Apostles, Great Ocean Road
There were never twelve. The Twelve Apostles on Victoria’s southwest coast have been marketed under that name since the 1960s (they were previously called the Sow and Piglets), but the actual count at the time of renaming was eight. Coastal erosion has reduced the number further – one stack collapsed in 2005 – and current counts range from seven to nine depending on the tide. This doesn’t diminish the formations, which are genuinely extraordinary: limestone stacks up to 45 metres tall rising from the Southern Ocean, carved by swells that travel uninterrupted from Antarctica.
The Twelve Apostles are the main draw along the Great Ocean Road, which runs 243 kilometres along the Victorian coast from Torquay to Allansford. The road was built by returned soldiers from the First World War between 1919 and 1932, using largely manual labour. It was intended as both a memorial and a way to open up the isolated southwestern coast. The landscape it passes through – coastal heathland, Otway rainforest, exposed limestone cliffs – remains among the most varied on any comparable coastal drive.
The Apostles and Surrounding Sites
The Twelve Apostles viewing platform is free and accessible 24 hours. The helicopter tours over the stacks (around AUD $145-165 for a 10-minute flight) give the best perspective on the full extent of the cliff system and the isolation of each stack. Sunset is the most photographed time, but sunrise – with far fewer visitors – gives cleaner light from the east.

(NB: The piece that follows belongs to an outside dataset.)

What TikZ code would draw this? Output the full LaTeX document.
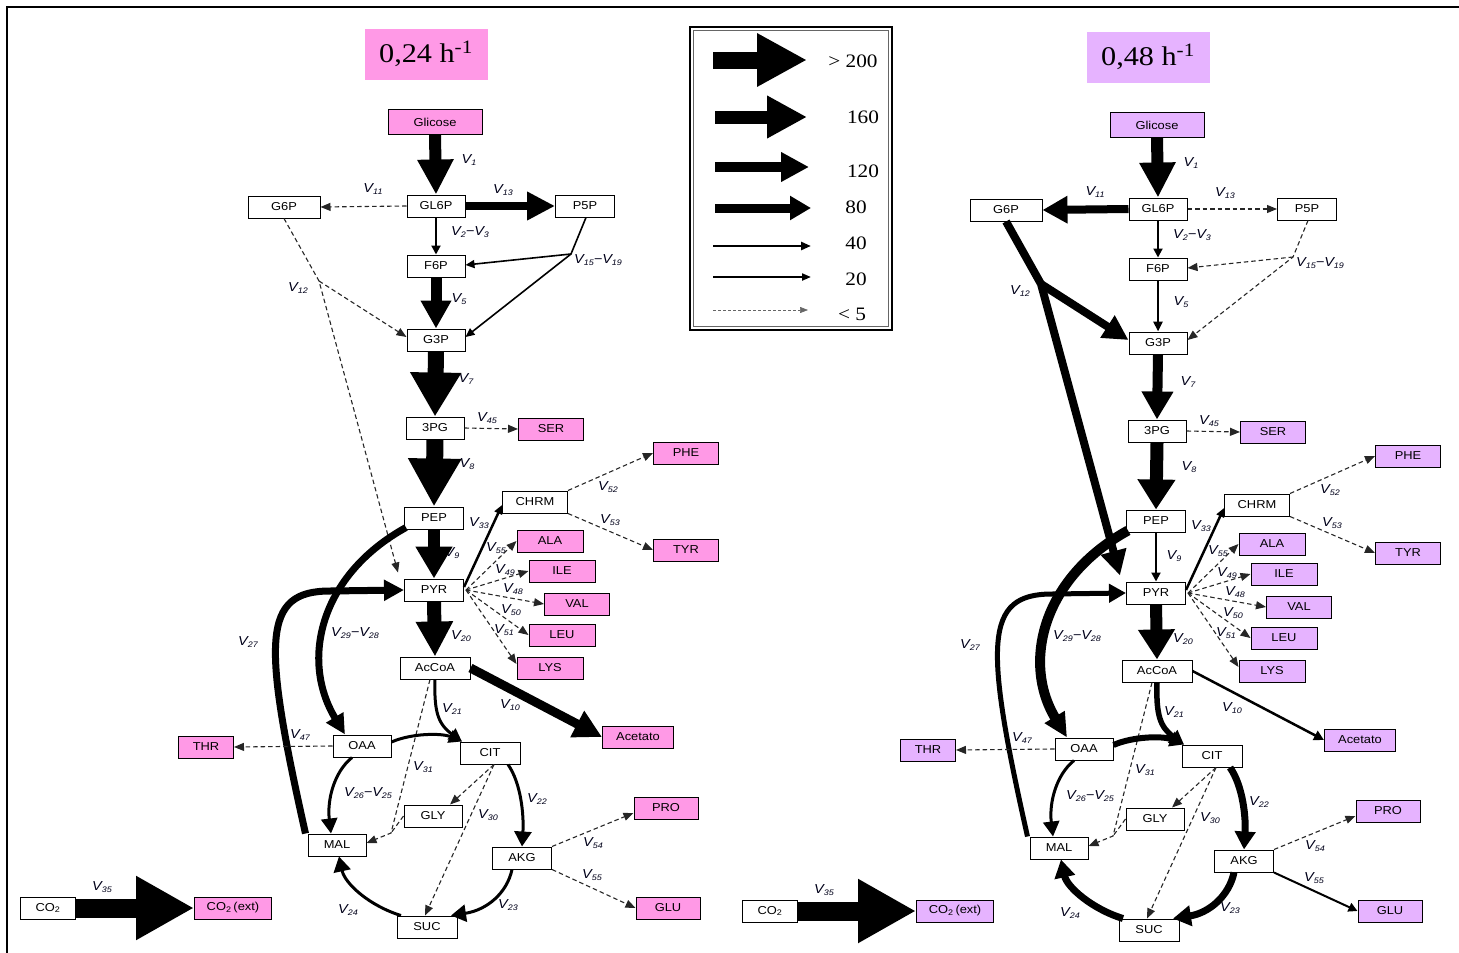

Loch Ard Gorge, 2 kilometres east, is the site of an 1878 shipwreck – the iron clipper Loch Ard ran onto rocks in fog, killing 52 of the 54 people aboard. The two survivors, Tom Pearce and Eva Carmichael, were 18 and 19 years old. The gorge is named after the ship, and the story is told at the site. The enclosed beach with its calm, clear water and towering sandstone walls is one of the more beautiful spots on the coast.
London Arch (formerly London Bridge until the seaward arch collapsed in 1990, stranding two tourists on the separated stack) is a dramatic limestone formation 8 kilometres west of the Apostles.
Cape Otway Lightstation, inland from the road, is Australia’s oldest surviving lighthouse (1848), with koalas reliably found in the manna gum trees along the access road. One of the more unusual wildlife viewing situations in Australia: koalas in trees lining a road to a working lighthouse.
The Drive
The Great Ocean Road is properly driven westbound from Torquay (so the ocean is on your left throughout). Melbourne to Torquay is about 1.5 hours; the full road takes a day at a minimum without stops, 2-3 days with time for the Otway Rainforest boardwalk at Melba Gully, the Cape Otway stop, Loch Ard Gorge, and the Apostles.
Returning to Melbourne via the inland Princes Highway (through Warrnambool) takes about 3.5 hours and allows a loop rather than backtracking.
Staying
Port Campbell (the closest town to the Apostles) has limited accommodation; book ahead for the summer months (December-February) when the Great Ocean Road is busy. Apollo Bay, midway along the route, has more options and makes a better overnight base for those doing the road over two days.
For the drive’s specific highlights – Apollo Bay for seafood, the bakery for morning fuel – stop rather than eating at the major tourist viewpoints where the prices reflect the captive audience.